Join Indexes Versus NUSIs

A join index offers the same benefits as a standard secondary index in that it, like the standard secondary index, has the following properties.
  • Optional
  • User defined
  • Maintained by the system
  • Transparent to end users
  • Immediately available to the Optimizer
  • If a covering index, considered by the Optimizer for a merge join

However, a join index offers the following performance benefits over a NUSI.

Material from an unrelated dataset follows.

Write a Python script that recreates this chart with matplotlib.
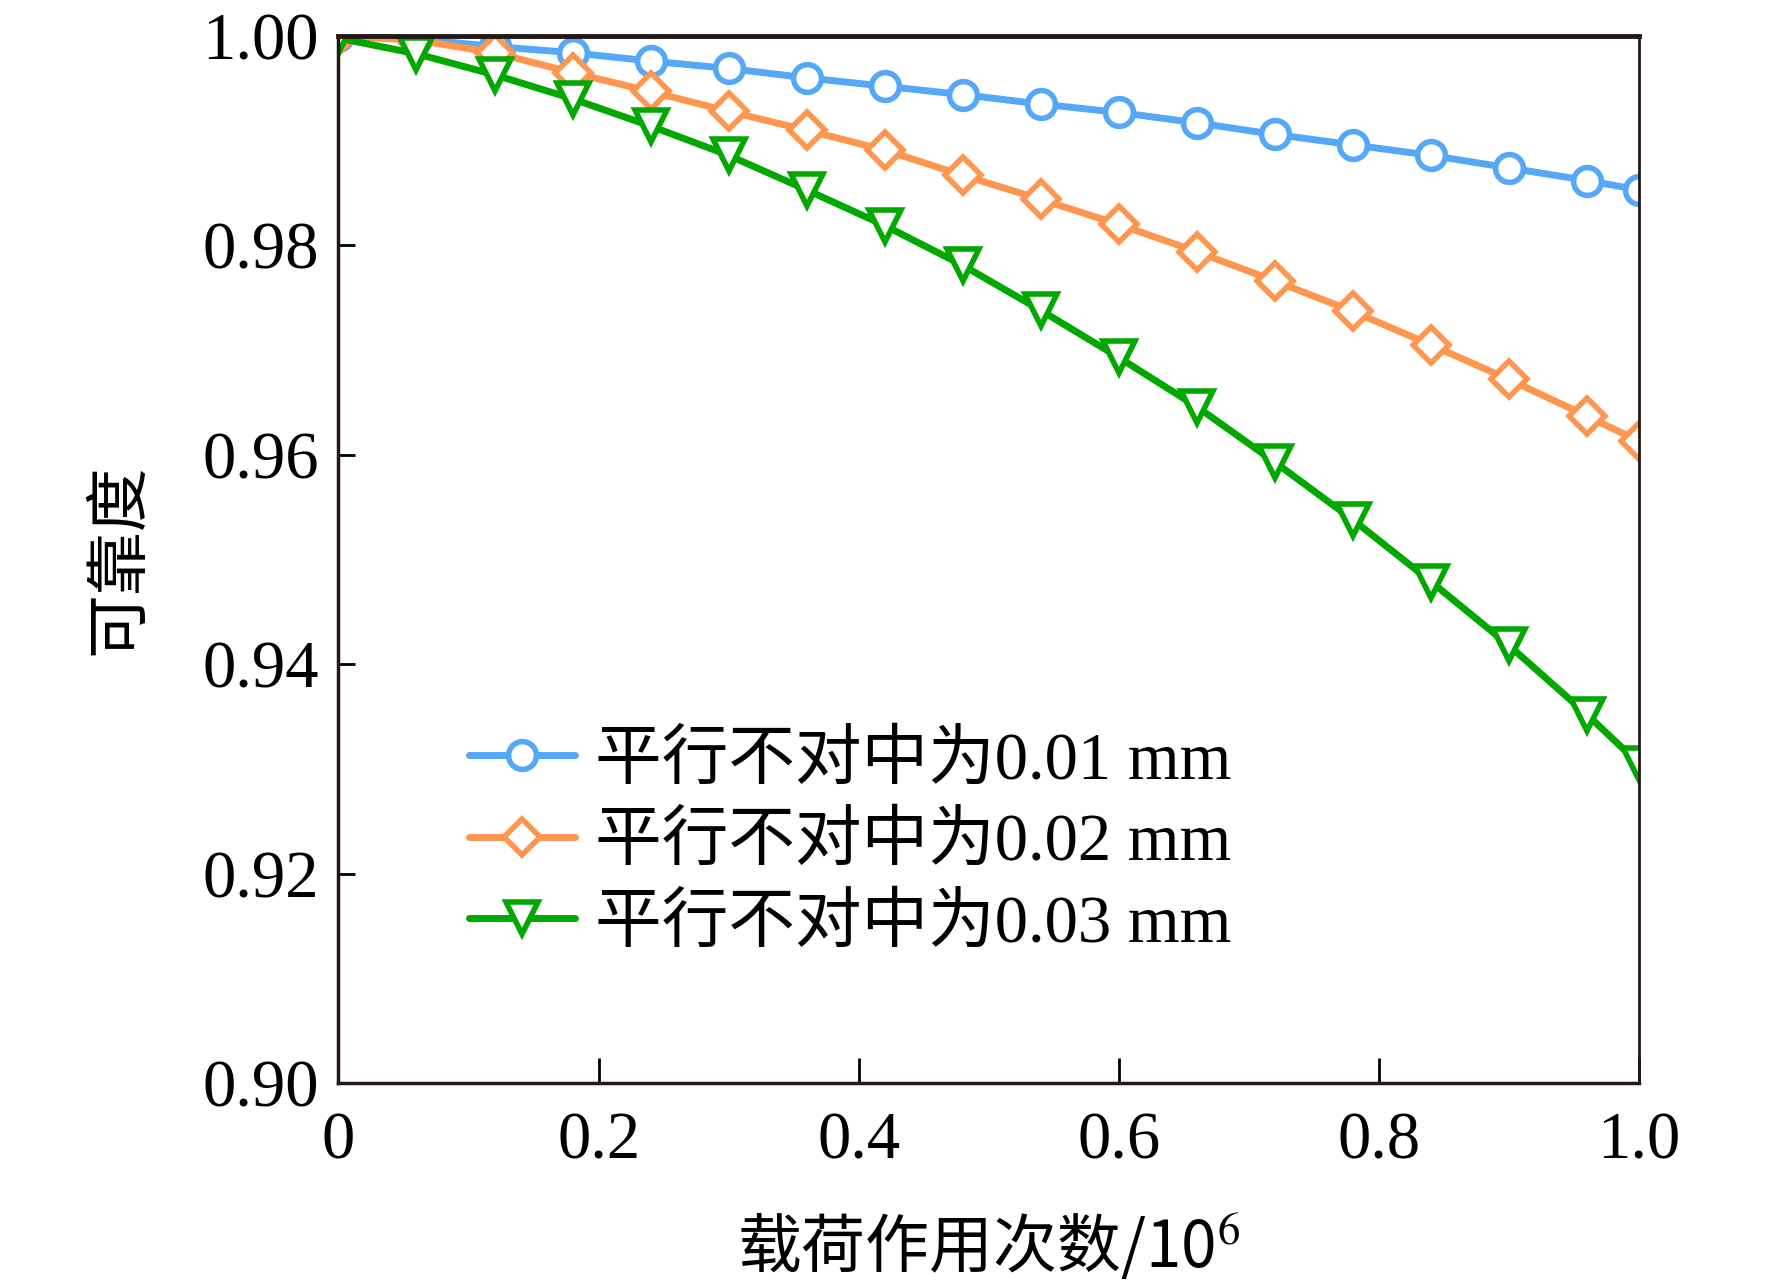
import numpy as np
import matplotlib.pyplot as plt

plt.rcParams['font.family'] = ['Liberation Serif', 'Noto Sans CJK SC']
plt.rcParams['mathtext.fontset'] = 'stix'

# load cycles (x 10^6)
cycles = [0, 0.06, 0.12, 0.18, 0.24, 0.30, 0.36, 0.42, 0.48, 0.54,
          0.60, 0.66, 0.72, 0.78, 0.84, 0.90, 0.96, 1.0]

rel_001 = [1.0, 0.9997, 0.9990, 0.9984, 0.9976, 0.9969, 0.9960, 0.9952, 0.9944,
           0.9935, 0.9927, 0.9917, 0.9906, 0.9896, 0.9886, 0.9874, 0.9862, 0.9853]
rel_002 = [1.0, 0.9996, 0.9984, 0.9965, 0.9947, 0.9928, 0.9910, 0.9891, 0.9867,
           0.9844, 0.9820, 0.9794, 0.9766, 0.9737, 0.9705, 0.9672, 0.9637, 0.9613]
rel_003 = [0.9998, 0.9983, 0.9963, 0.9940, 0.9914, 0.9886, 0.9853, 0.9819, 0.9781,
           0.9738, 0.9693, 0.9646, 0.9593, 0.9538, 0.9479, 0.9418, 0.9352, 0.9305]

labels = ['平行不对中为0.01 mm', '平行不对中为0.02 mm', '平行不对中为0.03 mm']
colors = ['#55A8F8', '#FF9650', '#00A800']
markers = ['o', 'D', 'v']
msizes = [20, 18, 23]

fig = plt.figure(figsize=(17.72, 12.85), dpi=100)
ax = fig.add_axes([0.191, 0.157, 0.734, 0.815])

for ys, lab, c, m, ms in zip([rel_001, rel_002, rel_003], labels, colors, markers, msizes):
    ax.plot(cycles, ys, color=c, lw=5, marker=m, markersize=ms,
            markerfacecolor='white', markeredgecolor=c, markeredgewidth=4,
            label=lab, solid_capstyle='round')

ax.set_xlim(0, 1.0)
ax.set_ylim(0.90, 1.00)
ax.set_xticks([0, 0.2, 0.4, 0.6, 0.8, 1.0])
ax.set_xticklabels(['0', '0.2', '0.4', '0.6', '0.8', '1.0'])
ax.set_yticks([0.90, 0.92, 0.94, 0.96, 0.98, 1.00])
ax.set_yticklabels(['0.90', '0.92', '0.94', '0.96', '0.98', '1.00'])

ax.tick_params(axis='x', direction='in', length=18, width=2, labelsize=48, pad=20)
ax.tick_params(axis='y', direction='in', length=12, width=2, labelsize=48, pad=14)

for side in ['left', 'bottom']:
    ax.spines[side].set_linewidth(2.5)
ax.spines['top'].set_linewidth(3.5)
ax.spines['right'].set_linewidth(2)
for s in ax.spines.values():
    s.set_color('#231815')

ax.set_xlabel('载荷作用次数/10$^6$', fontsize=46, labelpad=28,
              family=['Noto Sans CJK SC', 'Liberation Serif'])
ax.set_ylabel('可靠度', fontsize=46, labelpad=36,
              family=['Noto Sans CJK SC', 'Liberation Serif'])

ax.legend(loc='upper left', bbox_to_anchor=(0.1, 0.336), frameon=False,
          prop={'family': ['Liberation Serif', 'Noto Sans CJK SC'], 'size': 48},
          handlelength=1.6, handletextpad=0.3, labelspacing=0.3,
          borderpad=0, borderaxespad=0)

fig.savefig('out.png', dpi=100)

IF a join index is… THEN performance improves by…
defined using joins on one or more columns from two or more base tables eliminating the need to perform the join step every time a joining query is processed.
used for direct access in place of some or all of its base tables, if the Optimizer determines that it covers most or all of the query. eliminating the I/Os and resource usage required to access the base tables.
limited to only certain data types of your choice, such as Date allowing direct access to the join index rows within the specified value-order range.
a single-table join index with a FK primary index reducing I/Os and message traffic because row redistribution is not required, since the following are hashed to the same AMP:
  • A single-table join index having a primary index based on the base table foreign key.
  • The table with the column set making up the foreign key.
defined with an outer join
  • Giving the same performance benefits as a single-table join index, for queries that reference only outer tables.
  • Preserving unmatched rows.
created using aggregates eliminating both the aggregate calculations and the join step for every query requiring the join and aggregate.